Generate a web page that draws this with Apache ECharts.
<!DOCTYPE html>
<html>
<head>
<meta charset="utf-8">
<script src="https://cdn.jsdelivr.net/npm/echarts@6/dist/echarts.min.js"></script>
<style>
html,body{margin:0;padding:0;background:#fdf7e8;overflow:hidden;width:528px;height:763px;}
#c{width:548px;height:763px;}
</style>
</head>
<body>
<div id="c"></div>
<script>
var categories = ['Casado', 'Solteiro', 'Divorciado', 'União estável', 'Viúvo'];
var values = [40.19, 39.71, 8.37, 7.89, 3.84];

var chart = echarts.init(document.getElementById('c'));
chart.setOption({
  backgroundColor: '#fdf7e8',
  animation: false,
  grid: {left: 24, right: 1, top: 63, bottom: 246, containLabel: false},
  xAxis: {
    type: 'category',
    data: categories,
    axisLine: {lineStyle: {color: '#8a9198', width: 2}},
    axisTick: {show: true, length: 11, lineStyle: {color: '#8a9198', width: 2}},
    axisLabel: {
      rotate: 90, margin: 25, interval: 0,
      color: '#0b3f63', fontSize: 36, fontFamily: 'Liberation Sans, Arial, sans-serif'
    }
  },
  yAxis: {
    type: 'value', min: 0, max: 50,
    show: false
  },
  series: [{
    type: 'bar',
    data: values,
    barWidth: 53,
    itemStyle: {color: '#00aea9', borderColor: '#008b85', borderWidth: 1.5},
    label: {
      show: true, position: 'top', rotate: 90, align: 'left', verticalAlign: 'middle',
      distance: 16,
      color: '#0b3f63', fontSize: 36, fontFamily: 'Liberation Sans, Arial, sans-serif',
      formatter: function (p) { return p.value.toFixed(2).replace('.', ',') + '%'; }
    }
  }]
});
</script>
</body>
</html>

--- --- ---

Repeat the material above in full, quoting it exactly.

*RESULT BELOW*.
Generate a web page that draws this with Apache ECharts.
<!DOCTYPE html>
<html>
<head>
<meta charset="utf-8">
<script src="https://cdn.jsdelivr.net/npm/echarts@6/dist/echarts.min.js"></script>
<style>
html,body{margin:0;padding:0;background:#fdf7e8;overflow:hidden;width:528px;height:763px;}
#c{width:548px;height:763px;}
</style>
</head>
<body>
<div id="c"></div>
<script>
var categories = ['Casado', 'Solteiro', 'Divorciado', 'União estável', 'Viúvo'];
var values = [40.19, 39.71, 8.37, 7.89, 3.84];

var chart = echarts.init(document.getElementById('c'));
chart.setOption({
  backgroundColor: '#fdf7e8',
  animation: false,
  grid: {left: 24, right: 1, top: 63, bottom: 246, containLabel: false},
  xAxis: {
    type: 'category',
    data: categories,
    axisLine: {lineStyle: {color: '#8a9198', width: 2}},
    axisTick: {show: true, length: 11, lineStyle: {color: '#8a9198', width: 2}},
    axisLabel: {
      rotate: 90, margin: 25, interval: 0,
      color: '#0b3f63', fontSize: 36, fontFamily: 'Liberation Sans, Arial, sans-serif'
    }
  },
  yAxis: {
    type: 'value', min: 0, max: 50,
    show: false
  },
  series: [{
    type: 'bar',
    data: values,
    barWidth: 53,
    itemStyle: {color: '#00aea9', borderColor: '#008b85', borderWidth: 1.5},
    label: {
      show: true, position: 'top', rotate: 90, align: 'left', verticalAlign: 'middle',
      distance: 16,
      color: '#0b3f63', fontSize: 36, fontFamily: 'Liberation Sans, Arial, sans-serif',
      formatter: function (p) { return p.value.toFixed(2).replace('.', ',') + '%'; }
    }
  }]
});
</script>
</body>
</html>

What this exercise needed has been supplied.